Interview Tips

📖 3 min read 📄 Part 10 of 10

Distributed File System - Interview Tips

Interview Approach

Initial Questions (5 min)

  1. Scale: How much data? How many files?
  2. Access Pattern: Read-heavy or write-heavy?
  3. File Size: Small files or large files?
  4. Consistency: Strong or eventual consistency?
  5. Use Case: Batch processing, streaming, or random access?

Design Progression

Step 1: High-Level Architecture (5 min)

Clients → NameNode (metadata) → DataNodes (storage)

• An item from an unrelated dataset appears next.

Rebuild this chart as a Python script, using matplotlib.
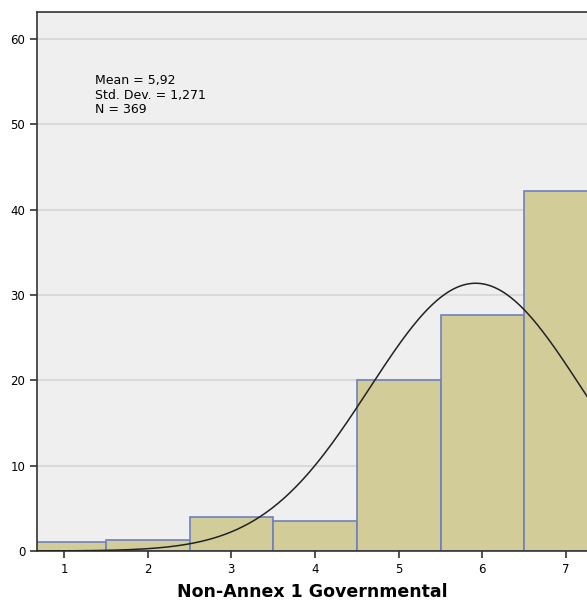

Step 2: Data Model (5 min)

  • Files split into blocks (128MB)
  • Blocks replicated 3x
  • NameNode tracks block locations
  • DataNodes store blocks

Step 3: Write Flow (5 min)

  • Client requests NameNode
  • NameNode allocates blocks
  • Client writes to DataNodes
  • Pipeline replication
  • Acknowledgment

Step 4: Read Flow (5 min)

  • Client requests NameNode
  • NameNode returns block locations
  • Client reads from nearest DataNode
  • Checksum verification

Step 5: Fault Tolerance (5 min)

  • Heartbeat monitoring
  • Automatic re-replication
  • NameNode HA
  • Data integrity checks

Step 6: Scaling (5 min)

  • Add DataNodes for capacity
  • Federation for namespace scaling
  • Rack-aware placement
  • Data locality optimization

Key Topics to Cover

Must Cover

  • ✅ Block-based storage
  • ✅ Replication strategy
  • ✅ NameNode architecture
  • ✅ Write and read flows
  • ✅ Fault tolerance

Should Cover

  • ✅ Data locality
  • ✅ Rack awareness
  • ✅ NameNode HA
  • ✅ Checksums

Nice to Cover

  • ✅ Erasure coding
  • ✅ Federation
  • ✅ Small file problem
  • ✅ Performance optimization

Common Pitfalls

Not discussing block size trade-offs ✅ Explain why 128MB blocks for large files

Ignoring NameNode as bottleneck ✅ Discuss HA and federation

Forgetting about rack awareness ✅ Explain replica placement strategy

Not considering small files ✅ Discuss limitations and solutions

Talking Points

Block-Based Storage

"We split files into 128MB blocks for efficiency. Large blocks reduce metadata overhead and improve throughput for big data workloads. Each block is replicated 3x for fault tolerance."

Replication Strategy

"We use rack-aware replication: first replica on local rack, second on different rack, third on same rack as second. This protects against rack failures while minimizing network traffic."

NameNode HA

"We use Active-Standby HA with shared edit log. ZooKeeper coordinates failover. Standby NameNode maintains hot standby state for fast failover (<30s)."

Data Locality

"We schedule computation on nodes with data to minimize network transfer. This is key for MapReduce and Spark performance."

Time Management

45-Minute Interview

  • 0-5 min: Clarify requirements
  • 5-15 min: High-level architecture
  • 15-25 min: Deep dive (write/read flows)
  • 25-35 min: Fault tolerance and scaling
  • 35-40 min: Follow-up questions
  • 40-45 min: Wrap-up

Practice Recommendations

  1. Study HDFS: Read HDFS architecture paper
  2. Understand GFS: Read Google File System paper
  3. Practice diagrams: Draw architecture quickly
  4. Know trade-offs: Replication vs erasure coding
  5. Real-world experience: Mention Hadoop, Spark usage

This guide helps you approach distributed file system design interviews with confidence.